A block of data
************

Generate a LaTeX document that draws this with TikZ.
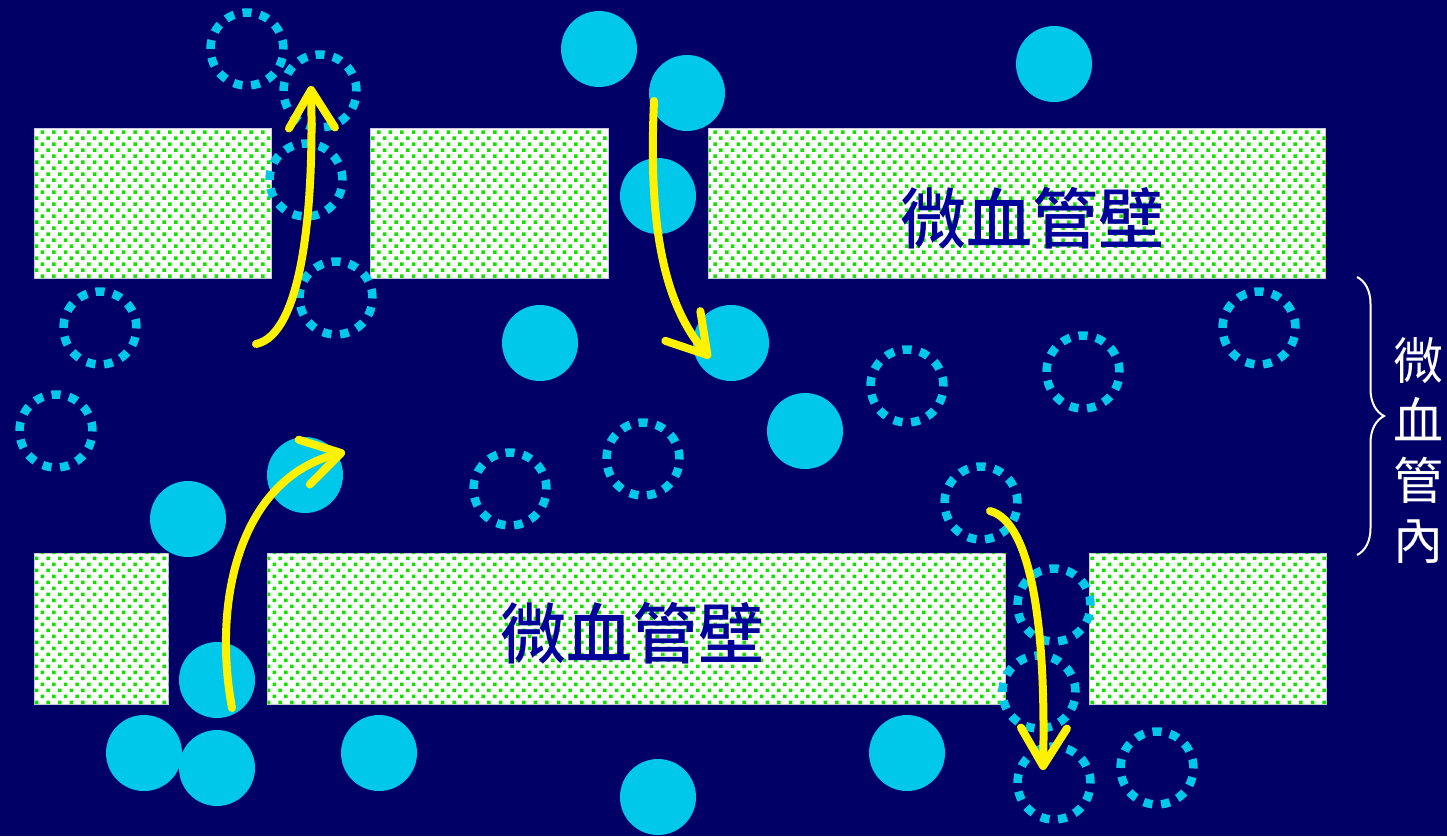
\documentclass[tikz,border=0pt]{standalone}
\usepackage{fontspec}
\newfontfamily\cjk{Noto Sans CJK TC}
\newfontfamily\cjkmid{Noto Sans CJK TC Medium}
\usetikzlibrary{arrows.meta,decorations.pathreplacing,patterns}

\definecolor{bg}{RGB}{0,0,102}
\definecolor{cell}{RGB}{0,200,235}
\definecolor{dotgreen}{RGB}{20,225,0}
\definecolor{walledge}{RGB}{200,200,225}
\definecolor{label}{RGB}{0,0,155}

% staggered grid of small square dots for the vessel wall
\pgfdeclarepatternformonly{walldots}{\pgfqpoint{0pt}{0pt}}{\pgfqpoint{9.3pt}{9.5pt}}{\pgfqpoint{11.6pt}{12pt}}{%
  \pgfpathrectangle{\pgfqpoint{0pt}{0pt}}{\pgfqpoint{3.5pt}{3.5pt}}%
  \pgfpathrectangle{\pgfqpoint{5.8pt}{6pt}}{\pgfqpoint{3.5pt}{3.5pt}}%
  \pgfusepath{fill}}

\tikzset{
  wall/.style={rectangle, inner sep=0pt, anchor=north west, fill=white,
    draw=walledge, line width=1pt,
    postaction={pattern=walldots, pattern color=dotgreen}},
  solidcell/.style={circle, inner sep=0pt, minimum size=76pt, fill=cell},
  ghostcell/.style={circle, inner sep=0pt, minimum size=73pt, draw=cell,
    line width=8.5pt, dash pattern=on 9pt off 8.6pt},
  flow/.style={yellow, line width=8pt, line cap=round,
    -{Straight Barb[length=38pt, width=46pt, round]}},
  walltext/.style={text=label, font=\cjkmid\fontsize{66}{66}\selectfont, inner sep=0pt},
}

\begin{document}
\begin{tikzpicture}[x=1pt, y=-1pt]
  \fill[bg] (0,0) rectangle (1447,836);
  \useasboundingbox (0,0) rectangle (1447,836);

  % vessel wall segments
  \node[wall, minimum width=237pt, minimum height=150pt] (wa) at (34,128) {};
  \node[wall, minimum width=238pt, minimum height=150pt] (wb) at (370,128) {};
  \node[wall, minimum width=617pt, minimum height=150pt] (wc) at (708,128) {};
  \node[wall, minimum width=134pt, minimum height=151pt] (wd) at (34,553) {};
  \node[wall, minimum width=738pt, minimum height=151pt] (we) at (267,553) {};
  \node[wall, minimum width=237pt, minimum height=151pt] (wf) at (1089,553) {};

  \node[walltext] (ltop) at (1032,218) {微血管壁};
  \node[walltext] (lbot) at (632,633) {微血管壁};

  % cells present
  \foreach \px/\py [count=\i] in {599/49, 687/93, 658/196, 1054/64, 540/343,
      731/343, 805/431, 305/475, 188/519, 217/680, 144/753, 217/768,
      379/753, 658/797, 907/753}
    \node[solidcell] (s\i) at (\px,\py) {};

  % former cell positions
  \foreach \px/\py [count=\i] in {247/49, 320/91, 306/180, 336/298, 100/328,
      56/431, 510/489, 643/459, 907/386, 1083/372, 1259/328, 981/503,
      1054/605, 1039/692, 1054/783, 1157/768}
    \node[ghostcell] (g\i) at (\px,\py) {};

  % migration paths
  \coordinate (a1s) at (256,344);  \coordinate (a1e) at (311,86);
  \coordinate (a2s) at (654,101);  \coordinate (a2e) at (710,358);
  \coordinate (a3s) at (232,708);  \coordinate (a3e) at (345,452);
  \coordinate (a4s) at (990,511);  \coordinate (a4e) at (1043,770);

  \draw[flow] (a1s) .. controls (300,335) and (314,220) .. (a1e);
  \draw[flow] (a2s) .. controls (648,230) and (665,305) .. (a2e);
  \draw[flow] (a3s) .. controls (212,600) and (240,478) .. (a3e);
  \draw[flow] (a4s) .. controls (1032,522) and (1046,630) .. (a4e);

  % lumen label with brace
  \coordinate (b1) at (1357,277);
  \coordinate (b2) at (1357,555);
  \draw[white, line width=2pt, decorate, decoration={brace, amplitude=27pt}] (b1) -- (b2);
  \node[text=white, align=center, inner sep=0pt,
    font=\cjk\fontsize{50}{60}\selectfont] (lumen) at (1418,450) {微\\血\\管\\內};
\end{tikzpicture}
\end{document}
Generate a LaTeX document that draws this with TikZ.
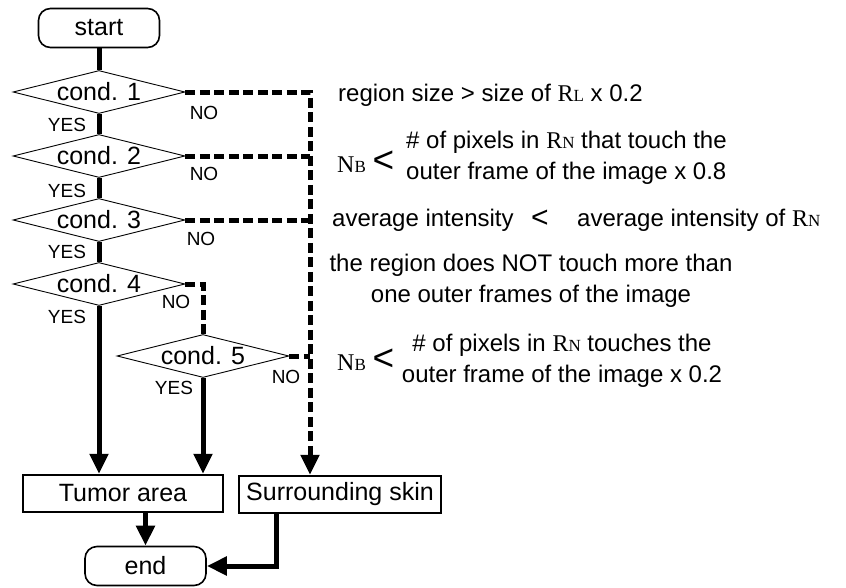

************

● **EXERCISE DESCRIPTION**:
Set down every entry word for word, but omit the pictures.

● **FULL SOLUTION**:
Generate a LaTeX document that draws this with TikZ.
\documentclass[tikz,border=0pt]{standalone}
\usepackage{fontspec}
\newfontfamily\cjk{Noto Sans CJK TC}
\newfontfamily\cjkmid{Noto Sans CJK TC Medium}
\usetikzlibrary{arrows.meta,decorations.pathreplacing,patterns}

\definecolor{bg}{RGB}{0,0,102}
\definecolor{cell}{RGB}{0,200,235}
\definecolor{dotgreen}{RGB}{20,225,0}
\definecolor{walledge}{RGB}{200,200,225}
\definecolor{label}{RGB}{0,0,155}

% staggered grid of small square dots for the vessel wall
\pgfdeclarepatternformonly{walldots}{\pgfqpoint{0pt}{0pt}}{\pgfqpoint{9.3pt}{9.5pt}}{\pgfqpoint{11.6pt}{12pt}}{%
  \pgfpathrectangle{\pgfqpoint{0pt}{0pt}}{\pgfqpoint{3.5pt}{3.5pt}}%
  \pgfpathrectangle{\pgfqpoint{5.8pt}{6pt}}{\pgfqpoint{3.5pt}{3.5pt}}%
  \pgfusepath{fill}}

\tikzset{
  wall/.style={rectangle, inner sep=0pt, anchor=north west, fill=white,
    draw=walledge, line width=1pt,
    postaction={pattern=walldots, pattern color=dotgreen}},
  solidcell/.style={circle, inner sep=0pt, minimum size=76pt, fill=cell},
  ghostcell/.style={circle, inner sep=0pt, minimum size=73pt, draw=cell,
    line width=8.5pt, dash pattern=on 9pt off 8.6pt},
  flow/.style={yellow, line width=8pt, line cap=round,
    -{Straight Barb[length=38pt, width=46pt, round]}},
  walltext/.style={text=label, font=\cjkmid\fontsize{66}{66}\selectfont, inner sep=0pt},
}

\begin{document}
\begin{tikzpicture}[x=1pt, y=-1pt]
  \fill[bg] (0,0) rectangle (1447,836);
  \useasboundingbox (0,0) rectangle (1447,836);

  % vessel wall segments
  \node[wall, minimum width=237pt, minimum height=150pt] (wa) at (34,128) {};
  \node[wall, minimum width=238pt, minimum height=150pt] (wb) at (370,128) {};
  \node[wall, minimum width=617pt, minimum height=150pt] (wc) at (708,128) {};
  \node[wall, minimum width=134pt, minimum height=151pt] (wd) at (34,553) {};
  \node[wall, minimum width=738pt, minimum height=151pt] (we) at (267,553) {};
  \node[wall, minimum width=237pt, minimum height=151pt] (wf) at (1089,553) {};

  \node[walltext] (ltop) at (1032,218) {微血管壁};
  \node[walltext] (lbot) at (632,633) {微血管壁};

  % cells present
  \foreach \px/\py [count=\i] in {599/49, 687/93, 658/196, 1054/64, 540/343,
      731/343, 805/431, 305/475, 188/519, 217/680, 144/753, 217/768,
      379/753, 658/797, 907/753}
    \node[solidcell] (s\i) at (\px,\py) {};

  % former cell positions
  \foreach \px/\py [count=\i] in {247/49, 320/91, 306/180, 336/298, 100/328,
      56/431, 510/489, 643/459, 907/386, 1083/372, 1259/328, 981/503,
      1054/605, 1039/692, 1054/783, 1157/768}
    \node[ghostcell] (g\i) at (\px,\py) {};

  % migration paths
  \coordinate (a1s) at (256,344);  \coordinate (a1e) at (311,86);
  \coordinate (a2s) at (654,101);  \coordinate (a2e) at (710,358);
  \coordinate (a3s) at (232,708);  \coordinate (a3e) at (345,452);
  \coordinate (a4s) at (990,511);  \coordinate (a4e) at (1043,770);

  \draw[flow] (a1s) .. controls (300,335) and (314,220) .. (a1e);
  \draw[flow] (a2s) .. controls (648,230) and (665,305) .. (a2e);
  \draw[flow] (a3s) .. controls (212,600) and (240,478) .. (a3e);
  \draw[flow] (a4s) .. controls (1032,522) and (1046,630) .. (a4e);

  % lumen label with brace
  \coordinate (b1) at (1357,277);
  \coordinate (b2) at (1357,555);
  \draw[white, line width=2pt, decorate, decoration={brace, amplitude=27pt}] (b1) -- (b2);
  \node[text=white, align=center, inner sep=0pt,
    font=\cjk\fontsize{50}{60}\selectfont] (lumen) at (1418,450) {微\\血\\管\\內};
\end{tikzpicture}
\end{document}
Generate a LaTeX document that draws this with TikZ.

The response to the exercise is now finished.